Ces mesures grèvent le budget de la Sécurité sociale de 2,7 milliards d'euros.

Article rédigé par Benoît Zagdoun
France Télévisions
Publié Mis à jour
Temps de lecture : 3min
Des "gilets jaunes" manifestent le 26 octobre 2019 à Paris pour le 50e samedi consécutif. (AMAURY CORNU / HANS LUCAS / AFP)

Un cadeau très onéreux. À l'approche du premier anniversaire de la mobilisation, vous nous demandez, dans le live de franceinfo, s'il est vrai que la Sécurité sociale finance les mesures dites "gilets jaunes", prises par le gouvernement en décembre 2018. Vous vous également savoir s'il est exact que l'Etat ne remboursera pas ces dépenses à la Sécu.

Remontons le temps, pour vous répondre. En décembre 2018, Emmanuel Macron annonce une série de mesures en faveur du pouvoir d'achat, censées apaiser la colère des "gilets jaunes", qui manifestent en masse tous les samedis depuis le 17 novembre. Le chef de l'Etat décide alors que la hausse de la CSG – passée de 6,6% à 8,3% au 1er janvier 2018 – est annulée pour les retraités qui touchent une pension inférieure à 2 000 euros. Il décrète aussi que les heures supplémentaires seront exonérées de cotisations sociales, à partir du 1er janvier 2019.

La loi Veil n'est pas respectée

Pour les comptes de la Sécurité sociale, ces deux mesures sont loin d'être indolores, car la CSG (contribution sociale généralisée) et les cotisations sociales financent l'organisme. En juin, la Commission des comptes de la Sécurité sociale a fait ses calculs. La baisse du taux de CSG pour les petites retraites coûtera 1,5 milliard d'euros et l'exonération des cotisations sociales sur les heures supplémentaires pèsera 1,2 milliard d'euros : soit un manque à gagner de 2,7 milliards d'euros. De quoi aggraver sérieusement le "creusement" de son déficit, notamment pour sa branche retraites.

Depuis 1994, la loi Veil oblige l'Etat à compenser intégralement "toute mesure de réduction ou d'exonération de contribution" à la Sécurité sociale. En vertu de cette loi, il devrait donc prendre 2,7 milliards d'euros sur son propre budget pour combler le "trou" laissé par ses mesures "gilets jaunes". Pourtant, ce n'est pas ce que prévoit le projet de loi de financement de la Sécurité sociale pour 2020.

Un "trou" de plus de 5 milliards d'euros

Dans la nuit du mardi 22 au mercredi 23 octobre, les députés ont adopté l'article 3 du projet de loi, par 89 voix contre 42. Cet article acte la non-compensation par l'Etat à la Sécurité sociale des mesures dites "gilets jaunes". Le débat a été long et l'atmosphère tendue.
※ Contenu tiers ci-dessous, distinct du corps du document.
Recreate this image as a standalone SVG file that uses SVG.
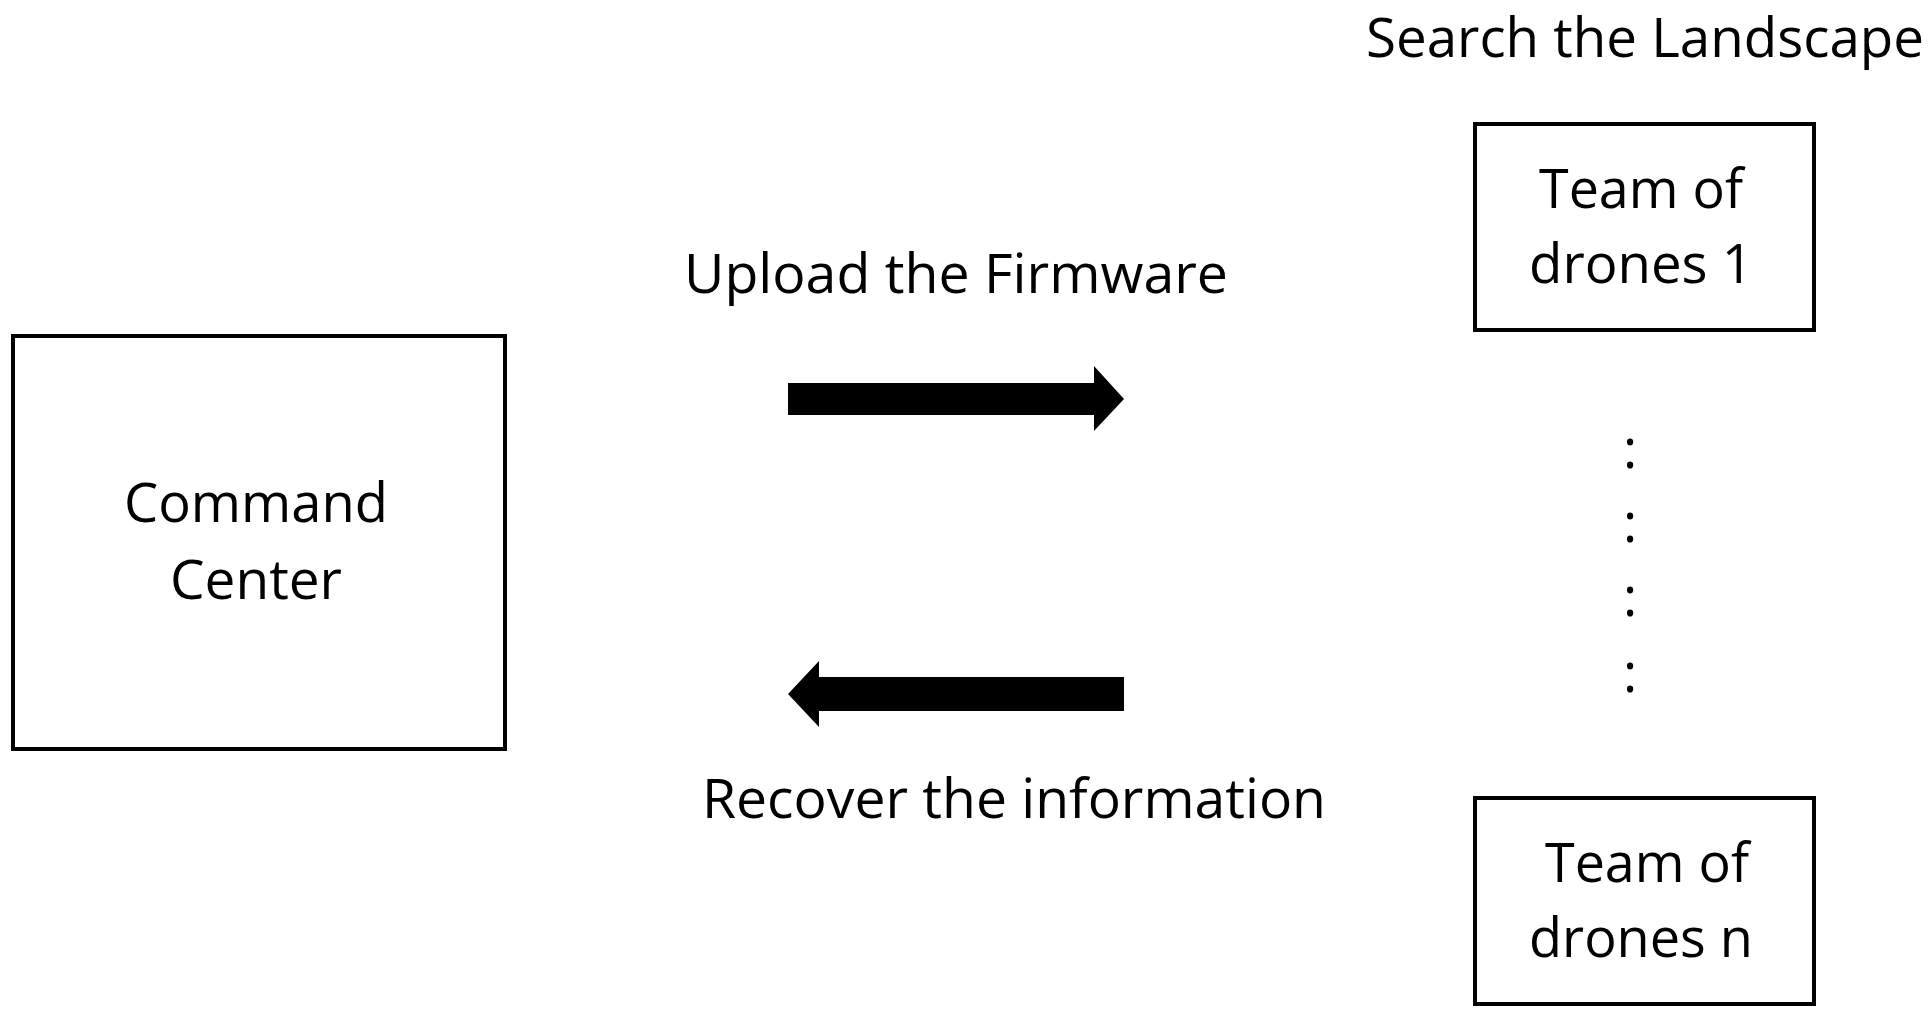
<svg xmlns="http://www.w3.org/2000/svg" width="1931" height="1021" viewBox="0 0 1931 1021">
<style>
.box{fill:#fff;stroke:#000;stroke-width:4}
text{font-family:"Open Sans","Liberation Sans",sans-serif;font-size:54px;fill:#000}
.c{text-anchor:middle}
</style>
<rect width="1931" height="1021" fill="#fff"/>
<g id="command-center"><rect class="box" x="13" y="336" width="492" height="413"/>
<text class="c" x="256" y="522" textLength="264" lengthAdjust="spacingAndGlyphs">Command</text>
<text class="c" x="256" y="599" textLength="172" lengthAdjust="spacingAndGlyphs">Center</text></g>
<g id="team1"><rect class="box" x="1475" y="124" width="339" height="206"/>
<text class="c" x="1641" y="208" textLength="204" lengthAdjust="spacingAndGlyphs">Team of</text>
<text class="c" x="1641" y="283" textLength="224" lengthAdjust="spacingAndGlyphs">drones 1</text></g>
<g id="teamn"><rect class="box" x="1475" y="798" width="339" height="206"/>
<text class="c" x="1647" y="882" textLength="204" lengthAdjust="spacingAndGlyphs">Team of</text>
<text class="c" x="1641" y="957" textLength="224" lengthAdjust="spacingAndGlyphs">drones n</text></g>
<g id="labels">
<text x="1366" y="57" textLength="558" lengthAdjust="spacingAndGlyphs">Search the Landscape</text>
<text x="684" y="293" textLength="544" lengthAdjust="spacingAndGlyphs">Upload the Firmware</text>
<text x="702" y="818" textLength="624" lengthAdjust="spacingAndGlyphs">Recover the information</text>
<text class="c" x="1630" y="468">:</text>
<text class="c" x="1630" y="542">:</text>
<text class="c" x="1630" y="616">:</text>
<text class="c" x="1630" y="692">:</text>
</g>
<g id="connectors">
<path d="M788 383H1094V366L1124 399L1094 431V415H788Z" fill="#000"/>
<path d="M1124 677H819V661L788 694L819 727V711H1124Z" fill="#000"/>
</g>
</svg>
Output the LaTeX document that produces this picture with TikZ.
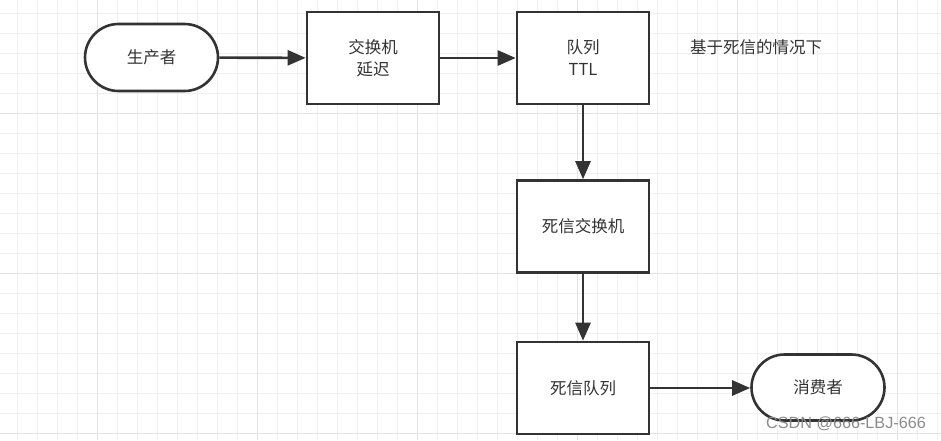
\documentclass[tikz,border=0pt]{standalone}
\usepackage{fontspec}
\setmainfont{Noto Sans CJK SC}
\newfontfamily\wmfont{Liberation Sans}
\usetikzlibrary{arrows.meta,shapes.misc}
\definecolor{ink}{HTML}{333333}
\definecolor{gridminor}{HTML}{F0F0F0}
\definecolor{gridmajor}{HTML}{E2E2E2}
\tikzset{
  x=1pt,y=-1pt,
  boxnode/.style={draw=ink,line width=2.6pt,fill=white,minimum width=132pt,minimum height=92pt,inner sep=0pt,align=center,font=\fontsize{16.5}{22}\selectfont,text=ink},
  termnode/.style={draw=ink,line width=2.6pt,fill=white,rounded rectangle,minimum width=133pt,minimum height=67pt,inner sep=0pt,font=\fontsize{16.5}{22}\selectfont,text=ink},
  flow/.style={draw=ink,line width=2.6pt,-{Triangle[length=18pt,width=15pt]}},
}
\begin{document}
\begin{tikzpicture}
\useasboundingbox (0,0) rectangle (941,440);
\fill[white] (0,0) rectangle (941,440);
% grid
\foreach \gx in {17,37,...,937} \draw[gridminor,line width=0.8pt] (\gx,0) -- (\gx,440);
\foreach \gy in {13,33,...,433} \draw[gridminor,line width=0.8pt] (0,\gy) -- (941,\gy);
\foreach \gx in {97,257,...,937} \draw[gridmajor,line width=0.9pt] (\gx,0) -- (\gx,440);
\foreach \gy in {113,273,433} \draw[gridmajor,line width=0.9pt] (0,\gy) -- (941,\gy);
% nodes
\node[termnode] (prod) at (151.5,57.5) {生产者};
\node[boxnode] (ex) at (373,58) {交换机\\延迟};
\node[boxnode] (q) at (583,58) {队列\\TTL};
\node[boxnode] (dlx) at (583,226.5) {死信交换机};
\node[boxnode] (dlq) at (583,388) {死信队列};
\node[termnode,minimum height=66pt] (cons) at (818,387.5) {消费者};
\node[font=\fontsize{16.5}{20}\selectfont,text=ink,anchor=west,inner sep=0pt] (note) at (690,47) {基于死信的情况下};
% connectors
\draw[flow] (prod) -- (ex);
\draw[flow] (ex) -- (q);
\draw[flow] (q) -- (dlx);
\draw[flow] (dlx) -- (dlq);
\draw[flow] (dlq.east) -- (dlq.east -| cons.west);
% watermark
\node[font=\wmfont\fontsize{16.2}{20}\selectfont,text=black!45,anchor=east,inner sep=0pt] (wm) at (926,424) {CSDN @666-LBJ-666};
\end{tikzpicture}
\end{document}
Les oppositions de droite comme de gauche ont ferraillé. En vain. Une semaine plus tôt, les députés avaient voté en commission en faveur de la compensation. Les oppositions avaient même reçu le soutien de quelques députés de la majorité. Une fois dans l'hémicycle, leurs amendements ont été repoussés, par 93 voix contre 51.

Le projet de budget dans son ensemble a finalement été largement adopté en première lecture, le 29 octobre, par 339 voix contre 188 et 23 abstentions. A l'exception de quatre "marcheurs" et deux députés MoDem qui se sont abstenus, les élus de la majorité ont soutenu le texte, critiqué par la gauche comme la droite. Le Sénat doit encore se prononcer et pourrait encore modifier le texte. 

En l'état, le déficit de la Sécu devrait donc atteindre 5,4 milliards d'euros en 2019 et 5,1 milliards l'an prochain. Cette dégradation des comptes est en partie due aux "mesures d'urgence", mais aussi à des prévisions économiques trop optimistes, notamment en matière de croissance.